→ Source excerpt:
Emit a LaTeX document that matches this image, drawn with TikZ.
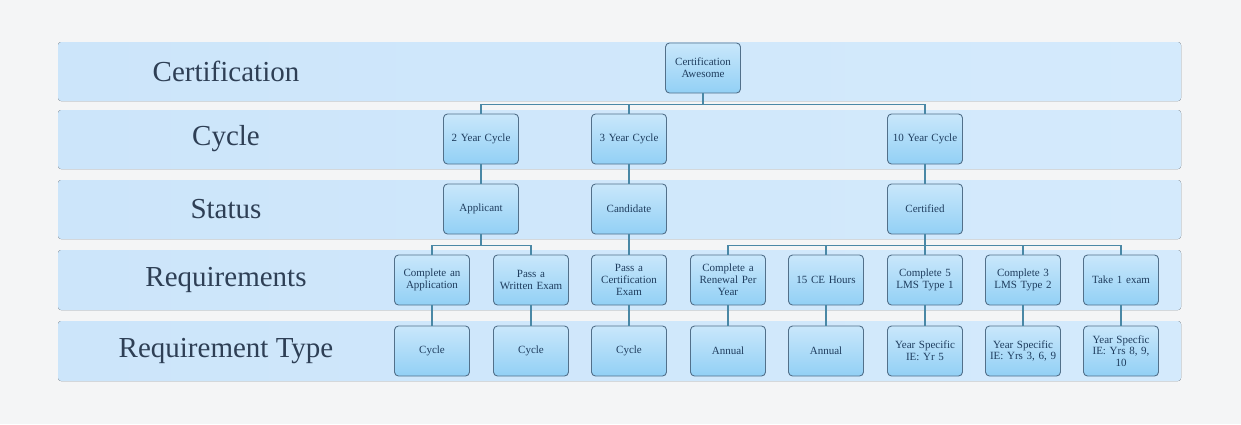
\documentclass[tikz,border=0pt]{standalone}
\usepackage{fontspec}
\setmainfont{Liberation Serif}
\definecolor{bgc}{HTML}{F4F5F6}
\definecolor{bandc}{HTML}{CCE5FA}
\definecolor{bandr}{HTML}{D4EAFC}
\definecolor{labc}{HTML}{2E3F55}
\definecolor{nodetop}{HTML}{C9E7FB}
\definecolor{nodebot}{HTML}{92D0F5}
\definecolor{nodeline}{HTML}{52708A}
\definecolor{nodetext}{HTML}{1F3D5E}
\definecolor{linkc}{HTML}{4A88A6}
\begin{document}
\begin{tikzpicture}[x=1pt,y=-1pt,
  band/.style={rounded corners=3pt,left color=bandc,right color=bandr,draw=none},
  lab/.style={text=labc,font=\fontsize{29}{32}\selectfont},
  box/.style={rounded corners=4pt,top color=nodetop,bottom color=nodebot,draw=nodeline,line width=0.9pt,
    minimum width=75pt,minimum height=50pt,inner sep=1pt,align=center,text width=72pt,
    text=nodetext,font=\fontsize{11}{11.8}\selectfont},
  link/.style={draw=linkc,line width=1.4pt}]
\fill[bgc] (0,0) rectangle (1241,424);
\useasboundingbox (0,0) rectangle (1241,424);
% bands
\fill[band] (58,42) rectangle (1181,101);
\fill[band] (58,110) rectangle (1181,169);
\fill[band] (58,180) rectangle (1181,239);
\fill[band] (58,250) rectangle (1181,310);
\fill[band] (58,321) rectangle (1181,381);
% labels
\node[lab] (l1) at (226,71) {Certification};
\node[lab] (l2) at (226,139) {Cycle};
\node[lab] (l3) at (226,209) {Status};
\node[lab] (l4) at (226,280) {Requirements};
\node[lab] (l5) at (226,351) {Requirement Type};
% nodes
\node[box] (top) at (703,68) {Certification\\Awesome};
\node[box] (c2) at (481,139) {2 Year Cycle};
\node[box] (c3) at (629,139) {3 Year Cycle};
\node[box] (c10) at (925,139) {10 Year Cycle};
\node[box] (s1) at (481,209) {Applicant};
\node[box] (s2) at (629,209) {Candidate};
\node[box] (s3) at (925,209) {Certified};
\node[box] (r1) at (432,280) {Complete an\\Application};
\node[box] (r2) at (531,280) {Pass a\\Written Exam};
\node[box] (r3) at (629,280) {Pass a\\Certification\\Exam};
\node[box] (r4) at (728,280) {Complete a\\Renewal Per\\Year};
\node[box] (r5) at (826,280) {15 CE Hours};
\node[box] (r6) at (925,280) {Complete 5\\LMS Type 1};
\node[box] (r7) at (1023,280) {Complete 3\\LMS Type 2};
\node[box] (r8) at (1121,280) {Take 1 exam};
\node[box] (t1) at (432,351) {Cycle};
\node[box] (t2) at (531,351) {Cycle};
\node[box] (t3) at (629,351) {Cycle};
\node[box] (t4) at (728,351) {Annual};
\node[box] (t5) at (826,351) {Annual};
\node[box] (t6) at (925,351) {Year Specific\\IE: Yr 5};
\node[box] (t7) at (1023,351) {Year Specific\\IE: Yrs 3, 6, 9};
\node[box] (t8) at (1121,351) {Year Specfic\\IE: Yrs 8, 9,\\10};
% connectors
\foreach \c in {c2,c3,c10} \draw[link] (top.south) -- ++(0,11) -| (\c.north);
\draw[link] (c2) -- (s1);
\draw[link] (c3) -- (s2);
\draw[link] (c10) -- (s3);
\foreach \r in {r1,r2} \draw[link] (s1.south) -- ++(0,11) -| (\r.north);
\draw[link] (s2) -- (r3);
\foreach \r in {r4,r5,r6,r7,r8} \draw[link] (s3.south) -- ++(0,11) -| (\r.north);
\foreach \i in {1,...,8} \draw[link] (r\i) -- (t\i);
\end{tikzpicture}
\end{document}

→ Challenge: Give back every line exactly as it stands, pictures excluded.

→ Output for this task:
Emit a LaTeX document that matches this image, drawn with TikZ.
\documentclass[tikz,border=0pt]{standalone}
\usepackage{fontspec}
\setmainfont{Liberation Serif}
\definecolor{bgc}{HTML}{F4F5F6}
\definecolor{bandc}{HTML}{CCE5FA}
\definecolor{bandr}{HTML}{D4EAFC}
\definecolor{labc}{HTML}{2E3F55}
\definecolor{nodetop}{HTML}{C9E7FB}
\definecolor{nodebot}{HTML}{92D0F5}
\definecolor{nodeline}{HTML}{52708A}
\definecolor{nodetext}{HTML}{1F3D5E}
\definecolor{linkc}{HTML}{4A88A6}
\begin{document}
\begin{tikzpicture}[x=1pt,y=-1pt,
  band/.style={rounded corners=3pt,left color=bandc,right color=bandr,draw=none},
  lab/.style={text=labc,font=\fontsize{29}{32}\selectfont},
  box/.style={rounded corners=4pt,top color=nodetop,bottom color=nodebot,draw=nodeline,line width=0.9pt,
    minimum width=75pt,minimum height=50pt,inner sep=1pt,align=center,text width=72pt,
    text=nodetext,font=\fontsize{11}{11.8}\selectfont},
  link/.style={draw=linkc,line width=1.4pt}]
\fill[bgc] (0,0) rectangle (1241,424);
\useasboundingbox (0,0) rectangle (1241,424);
% bands
\fill[band] (58,42) rectangle (1181,101);
\fill[band] (58,110) rectangle (1181,169);
\fill[band] (58,180) rectangle (1181,239);
\fill[band] (58,250) rectangle (1181,310);
\fill[band] (58,321) rectangle (1181,381);
% labels
\node[lab] (l1) at (226,71) {Certification};
\node[lab] (l2) at (226,139) {Cycle};
\node[lab] (l3) at (226,209) {Status};
\node[lab] (l4) at (226,280) {Requirements};
\node[lab] (l5) at (226,351) {Requirement Type};
% nodes
\node[box] (top) at (703,68) {Certification\\Awesome};
\node[box] (c2) at (481,139) {2 Year Cycle};
\node[box] (c3) at (629,139) {3 Year Cycle};
\node[box] (c10) at (925,139) {10 Year Cycle};
\node[box] (s1) at (481,209) {Applicant};
\node[box] (s2) at (629,209) {Candidate};
\node[box] (s3) at (925,209) {Certified};
\node[box] (r1) at (432,280) {Complete an\\Application};
\node[box] (r2) at (531,280) {Pass a\\Written Exam};
\node[box] (r3) at (629,280) {Pass a\\Certification\\Exam};
\node[box] (r4) at (728,280) {Complete a\\Renewal Per\\Year};
\node[box] (r5) at (826,280) {15 CE Hours};
\node[box] (r6) at (925,280) {Complete 5\\LMS Type 1};
\node[box] (r7) at (1023,280) {Complete 3\\LMS Type 2};
\node[box] (r8) at (1121,280) {Take 1 exam};
\node[box] (t1) at (432,351) {Cycle};
\node[box] (t2) at (531,351) {Cycle};
\node[box] (t3) at (629,351) {Cycle};
\node[box] (t4) at (728,351) {Annual};
\node[box] (t5) at (826,351) {Annual};
\node[box] (t6) at (925,351) {Year Specific\\IE: Yr 5};
\node[box] (t7) at (1023,351) {Year Specific\\IE: Yrs 3, 6, 9};
\node[box] (t8) at (1121,351) {Year Specfic\\IE: Yrs 8, 9,\\10};
% connectors
\foreach \c in {c2,c3,c10} \draw[link] (top.south) -- ++(0,11) -| (\c.north);
\draw[link] (c2) -- (s1);
\draw[link] (c3) -- (s2);
\draw[link] (c10) -- (s3);
\foreach \r in {r1,r2} \draw[link] (s1.south) -- ++(0,11) -| (\r.north);
\draw[link] (s2) -- (r3);
\foreach \r in {r4,r5,r6,r7,r8} \draw[link] (s3.south) -- ++(0,11) -| (\r.north);
\foreach \i in {1,...,8} \draw[link] (r\i) -- (t\i);
\end{tikzpicture}
\end{document}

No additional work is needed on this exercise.